Ann Emerg Med 1998 Feb;31(2):234-40
EMT defibrillation does not increase survival from sudden cardiac death in a two-tiered urban-suburban EMS system.
Sweeney TA, Runge JW, Gibbs MA, Raymond JM, Schafermeyer RW, Norton HJ, Boyle-Whitesel MJ
Department of Emergency Medicine, Medical Center of Delaware, Wilmington, USA. TSweeney@christianacare.org

OBJECTIVE: The use of automatic external defibrillators (AEDs) by EMS initial responders is widely advocated. Evidence supporting the use of AEDs is based largely on the experience of one metropolitan area, with effect on survival in many systems not yet proved. We conducted this study to determine whether the addition of AEDs to an EMS system with a response time of 4 minutes for first-responder emergency medical technicians (FREMTs) and 10 minutes for paramedics would affect survival from cardiac arrest. METHODS: This prospective, controlled, crossover study (AED versus no AED) of consecutive cardiac arrests managed by 24 FREMT fire companies took place from 1992 to 1995 in Charlotte, North Carolina, a city of 455,000. Patients were stratified using the Utstein criteria. The primary endpoint was survival to hospital discharge among patients with bystander-witnessed arrests of cardiac origin. RESULTS: Of the 627 patients, 243 were bystander-witnessed arrests of cardiac origin. Survival to hospital discharge was accomplished in 5 of 110 patients (4.6%; 95% confidence interval [CI] 0.6% to 8.4%) with AED compared with 7 of 133 (5.3%, 95% CI 1.5% to 9.1%) without AED (P = .8). Both groups were comparable with regard to age, gender, history of myocardial infarction, congestive heart failure or diabetes, arrest at home, bystander CPR, and whether or not ventricular fibrillation (VF) was the initial rhythm. For arrests of any cause, witnessed by bystanders or EMS personnel, with an initial rhythm of VF or ventricular tachycardia (VT), 5 of 77 (6.5%, 95% CI 1.0% to 12.0%) with AED survived compared with 8 of 105 patients (7.6%, 95% CI 2.5% to 12.7%) without AED (P = .8). Statistically significant differences were noted in race and EMS response times between the two groups, which did not affect survival. CONCLUSION: Addition of AEDs to this EMS system did not improve survival from sudden cardiac death. The data do not support routinely equipping initial responders with AEDs as an isolated enhancement, and raise further doubt about such expenditures in similar EMS systems without first optimizing bystander CPR and EMS dispatching.

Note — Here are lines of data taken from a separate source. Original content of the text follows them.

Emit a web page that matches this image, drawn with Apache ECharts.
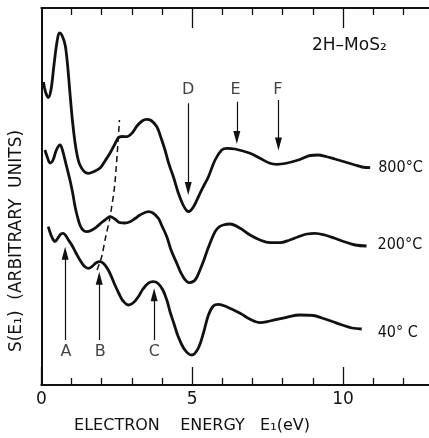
<!DOCTYPE html>
<html>
<head>
<meta charset="utf-8">
<script src="https://cdn.jsdelivr.net/npm/echarts@6/dist/echarts.min.js"></script>
<style>
  html, body { margin: 0; padding: 0; background: #fff; }
  #chart { width: 429px; height: 438px; }
</style>
</head>
<body>
<div id="chart"></div>
<script>
// curve values (x in eV, y in arbitrary units)
var e800 = [0.07,0.14,0.23,0.32,0.42,0.52,0.60,0.68,0.79,0.87,0.95,1.03,1.12,1.20,1.28,1.42,1.56,1.71,1.95,2.11,2.28,2.44,2.55,2.67,2.83,3.01,3.17,3.34,3.49,3.64,3.83,3.97,4.10,4.23,4.38,4.53,4.70,4.83,4.90,5.04,5.15,5.26,5.39,5.54,5.76,5.98,6.15,6.42,6.92,7.25,7.58,7.80,8.08,8.52,8.91,9.17,9.44,9.73,10.07,10.40,10.63,10.90];
var s800 = [303,293,287.5,295,320,343,352,350,340,320,292,265,242,228,220,213.5,211.7,213,217,224,232,241,247,248.5,248.3,252,259,264,265.7,264.5,258.3,247,235,221,208,193,180,174,173.5,178,184.5,191.7,199.5,208.3,225,235,236.7,236,231.7,226.7,221.7,220.7,221.5,225,229.5,230,228.5,226,223,220,218,217.3];

var e200 = [0.12,0.21,0.29,0.39,0.50,0.62,0.70,0.84,0.95,1.04,1.12,1.20,1.28,1.38,1.50,1.65,1.84,1.98,2.11,2.28,2.44,2.61,2.77,2.94,3.11,3.27,3.55,3.70,3.88,4.00,4.16,4.30,4.49,4.63,4.76,4.90,5.06,5.16,5.26,5.39,5.53,5.76,5.89,6.03,6.25,6.59,6.92,7.25,7.58,7.91,8.24,8.52,8.81,9.07,9.40,9.73,10.07,10.40,10.78];
var s200 = [235,227,222,225,235,240,235,218.3,205,192,178.3,168,160,155,153.3,154.5,158.3,162,165,168.3,166,162.3,162,163.3,166.5,170,173.3,172,166.7,159,148.3,135,121.7,112,105.5,102.3,104,108,115,125,137,153.3,158,160,161,156.7,150,145,142.3,142.3,145,148.3,151,151.7,150,146.7,143,140,139];

var e40 = [0.23,0.32,0.40,0.45,0.55,0.65,0.73,0.82,0.90,1.01,1.15,1.28,1.42,1.56,1.68,1.81,1.95,2.08,2.22,2.33,2.44,2.58,2.71,2.88,3.04,3.21,3.37,3.54,3.71,3.87,4.03,4.17,4.27,4.40,4.54,4.76,4.99,5.20,5.37,5.54,5.70,5.87,6.14,6.59,6.92,7.25,7.58,8.13,8.57,9.01,9.30,9.64,9.97,10.30,10.62];
var s40 = [158.3,150,145,143.3,147,151,151.7,149,145,140,132,125,119,116.7,118.5,122,123.3,121,115,108,100,91,84,80,82,88,96,101.7,103.3,101.5,95,84,73,61,48.3,35,30,36.7,51.7,70,79,80.7,78.3,71.7,65.7,62.3,64,67.7,70,69.5,67,63.5,60,57,56];

// dashed guide line through the B feature
var eDash = [1.85,2.00,2.14,2.28,2.44,2.59];
var sDash = [115,128.3,149,168.3,202,265];

// arrows: x position, tail and tip heights
var arrowNames = ['A','B','C','D','E','F'];
var arrowX    = [0.79,1.92,3.74,4.87,6.48,7.86];
var arrowTail = [45,45,45,281.7,283.3,285];
var arrowTip  = [138.3,113.3,96.7,190,241,234.5];
var letterX   = [0.82,1.95,3.75,4.87,6.44,7.84];
var letterY   = [33.3,33.3,33.3,295,295,295.5];

// axis ticks
var majorTicks = [0, 5, 10];
var minorTicks = [1, 2, 3, 4, 6, 7, 8, 9, 11, 12];
var xMax = 12.85;

function zip(a, b) {
  var out = [];
  for (var i = 0; i < a.length; i++) out.push([a[i], b[i]]);
  return out;
}

var font = 'DejaVu Sans';
var ink = '#111';
var headW = 7, headL = 13;

var arrowLines = [];
for (var i = 0; i < arrowX.length; i++) {
  var dir = arrowTip[i] > arrowTail[i] ? 1 : -1;
  arrowLines.push([
    {coord: [arrowX[i], arrowTail[i]]},
    {coord: [arrowX[i], arrowTip[i] - dir * headL / 2]}
  ]);
}
var letters = [];
for (var j = 0; j < arrowNames.length; j++) {
  letters.push([letterX[j], letterY[j], arrowNames[j]]);
}

function curve(name, xs, ys, dist, dy) {
  return {
    name: name,
    type: 'line',
    data: zip(xs, ys),
    smooth: 0.35,
    showSymbol: false,
    symbol: 'none',
    lineStyle: {color: ink, width: 2.8},
    endLabel: {
      show: true,
      formatter: name,
      distance: dist,
      offset: [0, dy],
      color: ink,
      fontFamily: '"Liberation Sans Narrow", "DejaVu Sans Condensed", "DejaVu Sans"',
      fontSize: 16
    },
    silent: true
  };
}

function xAxisOf(pos, ticks, len, showLine, showLabels) {
  return {
    type: 'value',
    position: pos,
    min: 0,
    max: xMax,
    interval: 1,
    splitLine: {show: false},
    axisLine: {show: showLine, onZero: false, lineStyle: {color: ink, width: 2}},
    axisTick: {show: true, inside: true, length: len, customValues: ticks,
               lineStyle: {color: ink, width: 1.3}},
    axisLabel: {
      show: showLabels,
      customValues: majorTicks,
      margin: 6,
      color: ink,
      fontFamily: font,
      fontSize: 17,
      formatter: function (v) { return majorTicks.indexOf(v) >= 0 ? String(v) : ''; }
    }
  };
}

var myChart = echarts.init(document.getElementById('chart'));

var option = {
  animation: false,
  backgroundColor: '#fff',
  grid: {left: 41.3, right: 0, top: 8, bottom: 53},
  xAxis: [
    xAxisOf('bottom', majorTicks, 18, true, true),
    xAxisOf('bottom', minorTicks, 7, false, false),
    xAxisOf('top', majorTicks.slice(1), 20, true, false),
    xAxisOf('top', minorTicks, 7, false, false)
  ],
  yAxis: {
    type: 'value',
    min: 0,
    max: 377,
    axisLine: {show: true, lineStyle: {color: ink, width: 2}},
    axisTick: {show: false},
    axisLabel: {show: false},
    splitLine: {show: false}
  },
  graphic: [
    {
      type: 'text',
      x: 17, y: 241,
      rotation: Math.PI / 2,
      style: {
        text: 'S(E\u2081)  (ARBITRARY  UNITS)',
        fill: ink,
        font: '17px "DejaVu Sans"',
        textAlign: 'center',
        textVerticalAlign: 'middle'
      }
    },
    {
      type: 'text',
      x: 192, y: 426,
      style: {
        text: 'ELECTRON    ENERGY   E\u2081(eV)',
        fill: ink,
        font: '16px "DejaVu Sans"',
        textAlign: 'center',
        textVerticalAlign: 'middle'
      }
    },
    {
      type: 'text',
      x: 312, y: 46,
      style: {
        text: '2H\u2013MoS\u2082',
        fill: ink,
        font: '17px "DejaVu Sans"',
        textAlign: 'left',
        textVerticalAlign: 'middle'
      }
    }
  ],
  series: [
    curve('800\u00b0C', e800, s800, 8, 0),
    curve('200\u00b0C', e200, s200, 11, -1),
    curve('40\u00b0 C', e40, s40, 16, 4),
    {
      name: 'guide',
      type: 'line',
      data: zip(eDash, sDash),
      smooth: 0.3,
      showSymbol: false,
      symbol: 'none',
      lineStyle: {color: ink, width: 1.5, type: [6, 4]},
      silent: true
    },
    {
      name: 'marks',
      type: 'scatter',
      data: letters,
      symbolSize: 1,
      itemStyle: {color: 'rgba(0,0,0,0)'},
      label: {
        show: true,
        position: 'inside',
        formatter: function (p) { return p.value[2]; },
        color: ink,
        fontFamily: font,
        fontSize: 16
      },
      silent: true,
      markLine: {
        silent: true,
        symbol: ['none', 'triangle'],
        symbolSize: [headW, headL],
        label: {show: false},
        itemStyle: {color: ink},
        lineStyle: {color: ink, width: 1.2, type: 'solid', opacity: 1},
        emphasis: {disabled: true},
        data: arrowLines
      }
    }
  ]
};

myChart.setOption(option);
</script>
</body>
</html>
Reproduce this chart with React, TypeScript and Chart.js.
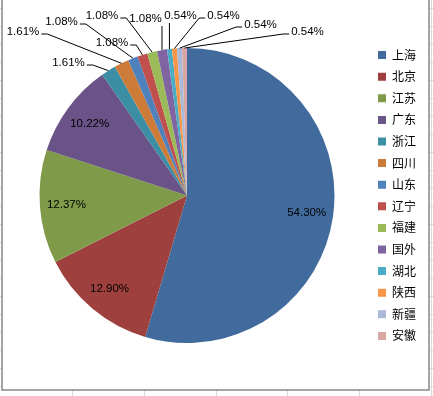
import React, { useEffect, useRef } from 'react';
import { Chart, registerables } from 'chart.js';

Chart.register(...registerables);

// ---- data ----
const categories = ['上海', '北京', '江苏', '广东', '浙江', '四川', '山东', '辽宁', '福建', '国外', '湖北', '陕西', '新疆', '安徽'];
const shares = [54.30, 12.90, 12.37, 10.22, 1.61, 1.61, 1.08, 1.08, 1.08, 1.08, 0.54, 0.54, 0.54, 0.54];

// ---- styles ----
const sliceColors = ['#416B9D', '#9E413E', '#7F9A48', '#6A5387', '#3C8EA5', '#CD7B38', '#4F81BD', '#C0504D', '#9BBB59', '#8064A2', '#4BACC6', '#F79646', '#A9B9D9', '#D9A6A6'];
// label centre offsets from the pie centre (px); null = label inside slice
const labelOffsets: ([number, number] | null)[] = [
  null, null, null, null,
  [-118.5, -132.5], [-164, -163.5], [-125.5, -173.5], [-75, -152.5], [-85, -179.5],
  [-41.5, -176.5], [-6.5, -179.5], [36.5, -179.5], [73.5, -170.5], [120.5, -163.5],
];

const W = 433;
const H = 396;

const framePlugin = {
  id: 'frame',
  beforeDraw(chart: any) {
    const ctx = chart.ctx;
    ctx.save();
    ctx.fillStyle = '#ffffff';
    ctx.fillRect(0, 0, W, H);
    ctx.strokeStyle = '#D9D9D9';
    ctx.lineWidth = 1;
    ctx.beginPath();
    for (let y = 8; y < H; y += 18) {
      ctx.moveTo(0, y + 0.5);
      ctx.lineTo(W, y + 0.5);
    }
    for (let x = 72; x < W + 2; x += 71.8) {
      ctx.moveTo(Math.round(x) + 0.5, 0);
      ctx.lineTo(Math.round(x) + 0.5, H);
    }
    ctx.stroke();
    ctx.fillStyle = '#ffffff';
    ctx.fillRect(2, -2, 427, 392);
    ctx.strokeStyle = '#878787';
    ctx.lineWidth = 1.5;
    ctx.strokeRect(2, -2, 427, 392);
    ctx.restore();
  },
};

const labelPlugin = {
  id: 'sliceLabels',
  afterDatasetsDraw(chart: any) {
    const ctx = chart.ctx;
    const meta = chart.getDatasetMeta(0);
    ctx.save();
    ctx.font = '11.5px "Liberation Sans", Arial, sans-serif';
    ctx.textBaseline = 'middle';
    ctx.textAlign = 'center';
    ctx.fillStyle = '#000000';
    ctx.strokeStyle = '#000000';
    ctx.lineWidth = 1;
    meta.data.forEach((arc: any, i: number) => {
      const p = arc.getProps(['x', 'y', 'startAngle', 'endAngle', 'outerRadius'], true);
      const mid = (p.startAngle + p.endAngle) / 2;
      const text = shares[i].toFixed(2) + '%';
      const off = labelOffsets[i];
      if (!off) {
        const lx = p.x + Math.cos(mid) * p.outerRadius * 0.82;
        const ly = p.y + Math.sin(mid) * p.outerRadius * 0.82;
        ctx.fillText(text, lx, ly);
        return;
      }
      const lx = p.x + off[0];
      const ly = p.y + off[1];
      const w = ctx.measureText(text).width;
      const left = lx - w / 2;
      const right = lx + w / 2;
      const px = p.x + Math.cos(mid) * p.outerRadius;
      const py = p.y + Math.sin(mid) * p.outerRadius;
      ctx.beginPath();
      if (px > right + 2) {
        const sx = right + 2;
        const sy = ly + 2;
        ctx.moveTo(sx, sy);
        ctx.lineTo(sx + 6, sy);
        ctx.lineTo(px, py);
      } else if (px < left - 2) {
        const sx = left - 2;
        const sy = ly + 2;
        ctx.moveTo(sx, sy);
        ctx.lineTo(sx - 6, sy);
        ctx.lineTo(px, py);
      } else {
        ctx.moveTo(px, ly + 7);
        ctx.lineTo(px, py);
      }
      ctx.stroke();
      ctx.fillText(text, lx, ly);
    });
    ctx.restore();
  },
};

export default function App() {
  const ref = useRef<HTMLCanvasElement | null>(null);
  useEffect(() => {
    if (!ref.current) return;
    const chart = new Chart(ref.current, {
      type: 'pie',
      data: {
        labels: categories,
        datasets: [
          {
            data: shares,
            backgroundColor: sliceColors,
            borderWidth: 0,
            radius: 147.5,
          } as any,
        ],
      },
      options: {
        responsive: false,
        animation: false,
        layout: { padding: { left: 5.6, right: 7, top: 0, bottom: 5 } },
        plugins: {
          legend: {
            position: 'right',
            labels: {
              boxWidth: 8,
              boxHeight: 8,
              padding: 9.6,
              color: '#000000',
              font: { size: 12, family: '"Noto Sans CJK SC", sans-serif' },
            },
          },
          tooltip: { enabled: false },
        },
      },
      plugins: [framePlugin, labelPlugin],
    });
    return () => chart.destroy();
  }, []);
  return (
    <div style={{ position: 'fixed', left: 0, top: 0, width: W, height: H }}>
      <canvas ref={ref} width={W} height={H} style={{ display: 'block', width: W, height: H }} />
    </div>
  );
}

Prehosp Emerg Care 1999 Oct-Dec;3(4):303-5

Public-access defibrillation: where do we place the AEDs?
Gratton M, Lindholm DJ, Campbell JP
University of Missouri-Kansas City School of Medicine and Department of Emergency Medicine, Truman Medical Center 64108, USA. mgratton@cctr.umkc.edu

BACKGROUND: Many prehospital cardiac arrests occur in public places. Even the best EMS systems have a finite response time. Therefore, it has been recommended that automated external defibrillators (AEDs) be placed in public areas for immediate access by trained members of the general public. OBJECTIVE: To determine the locations of multiple cardiac arrests in order to plan for placement of public-access AEDs. METHODS: Retrospective review of all primary cardiac arrests in calendar year 1997. Cardiac arrests in which resuscitation was not attempted (DOA), traumatic cases, pediatric cases, and those due to "other" causes were excluded. Location of the cardiac arrest was obtained from the ambulance run ticket. The EMS system is an urban, Midwestern, all-ALS, public-utility model system with fire department first responders that transports approximately 58,000 patients annually. RESULTS: There was scene response to 922 cardiac arrests. 377 DOAs and 219 nonprimary cardiac arrests were excluded. There were 326 primary cardiac arrests. Sixteen locations had more than one cardiac arrest: 11 locations had two cardiac arrests, four locations had three cardiac arrests, and one location had four cardiac arrests. The airport, an airline overhaul facility, a casino, and two hotels each had two cardiac arrests; the other locations of multiple cardiac arrests were in nursing homes. The professional sports stadiums had no cardiac arrests. CONCLUSIONS: Since very few locations had more than one cardiac arrest, it may be difficult to identify high-yield public places in which to place an AED. Nursing homes may want to consider AED availability.